I just can’t help myself. It’s Independence Day, and what better way to celebrate the day than with our favorite movie and speech.
Now, a few days ago a few football programs celebrated a slightly different kind of independence. As of three days ago, New Mexico State is becoming an FBS Independent, which is viewed as a downgrade by most but is still an opportunity.
Liberty, too, is achieving FBS Independent status, as they officially move up from the FCS ranks. Idaho is the third player in this FBS/FCS roulette, as they drop from an FBS conference (the Sun Belt) to an FCS conference (the Big Sky).
So how is everybody doing?
New Mexico State Aggies
The Aggies had a pretty darn good 2017/18 school year. The football program had its most successful season in almost 20 years and went to its first bowl game in almost 60 years. The men’s and women’s basketball programs, the baseball and softball teams, and even the volleyball team played well enough to reach the postseason.
Yes, sustaining success is difficult, but achieving it in the first place is the first hurdle. None of these programs is about to win a national championship next season, necessarily, but they all have signs that this past year’s success was not a one-off.
All sports except football will also get a boost this season as the WAC gets a little bit weaker. The conference is adding California Baptist, which is moving up from the National Christian College Athletics Association in Division II to Division I, which is liable to produce some growing pains for CBU and some easy wins for NMSU.
Granted that gets balanced out by – with basketball for instance – more wins but not more quality wins, but it’s still more wins.

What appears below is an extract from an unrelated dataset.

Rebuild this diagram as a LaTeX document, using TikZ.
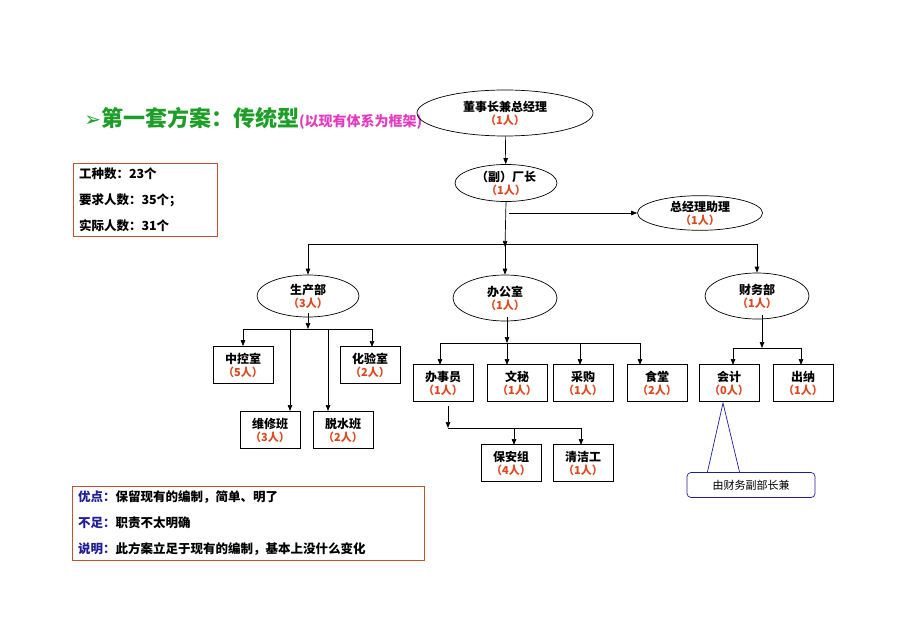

The university also just hired a new president and chancellor, both of whom seem keen on watching athletics grow and flourish in a time where numerous coaches and the athletic director are at or nearing the end of their existing contracts. They are continuing their butt-busting in pursuit of balancing a budget.
I would argue that if they weren’t a football independent, things would really be looking up, but even then they’ve got a strong schedule and a great recent bowl experience that makes a repeat of last year’s success a good shot. Things could be a lot worse in many ways.
Idaho is having a bit of a struggle here. Their time in the Sun Belt – or any conference that wasn’t the Big Sky – was destined to have a bit of a shelf life because of their status as a severe geographic outlier in any conference that wasn’t the Pac-12, Mountain West, or Big Sky.
The Big Sky itself is in a bit of flux. North Dakota departed for the Summit League (with football eventually in the MVFC) right as the Vandals returned, leaving the conference at 13 football programs and 11 for all other sports. In basketball, teams get a boost from the odd membership finally allowing a full round-robin schedule, but football has some quirks that can’t get ironed out without another football program.
Most fans are excited to return to the football conference where the Vandals were most successful, but some are not; much ire has been directed at university president Chuck Staben and athletic director Rob Spear. That anger has cooled some now, especially since Staben is retiring in a year. Meanwhile Spear is on extended paid leave amidst a sexual assault investigation.
It’s a tricky situation for the Vandals as a lot of things are in motion at once. Their first season back in the FCS ranks could go well for a football team that is still stocked with FBS talent, but it will also be their last with their current president and likely is the last with their current AD as well. Too much change at once isn’t good, and with the ill-will that has been created in the fanbase with this move (justified or not) the recovery might take a good while.
Speaking of ill-will, ever heard of Liberty University?
They are known for a number of things, aside from being a football program that beat Baylor on the road last season. The university’s founder, Jerry Falwell, has a sordid history. Actually, that might be putting it mildly, since his controversies date all the way back to holding rallies against Martin Luther King.
He’s been dead over a decade now, but his university lives on and now has controversies of its own. The university is awash in revenue, largely because it has a student population that is more than 90% online and pays through the nose for their classes.
That revenue has allowed the Flames to build very nice facilities for their athletes, and also has allowed them to try and wriggle their way into the FBS. After offering both the Sun Belt and Conference USA more than ten times the standard entry fee and being rebuffed, they requested and received a waiver to move to FBS as an independent.
The school and their athletes are well-funded, whether it’s building a $3 million shooting range on campus or paying Old Dominion $1.38 million to come to town for the FBS home opener, and everyone’s morality is in question now.
- Sun Belt commissioner Karl Benson says denying Liberty was about geography, not money or politics, but Liberty is closer to Appalachian State than Coastal Carolina is.
- Conference USA rebuffed a $24 million entry fee from the Flames, but half the teams in the conference have a game scheduled against them in the next four seasons.
- Liberty knows it’s got a dirty perception, otherwise, they wouldn’t be offering the cash that they’re offering
Liberty University is the Grand Canyon University of the east, with a religious twist; they’ve got more money than they know what to do with, and they also know that winning and money can solve a lot of other issues in college athletics.
Their presence in FBS football will be many things, but “uninteresting” will not be one of them.
The football landscape in the Group of Five has shifted some in 2018, and there is some intrigue to be had both with these three teams and in the field at large.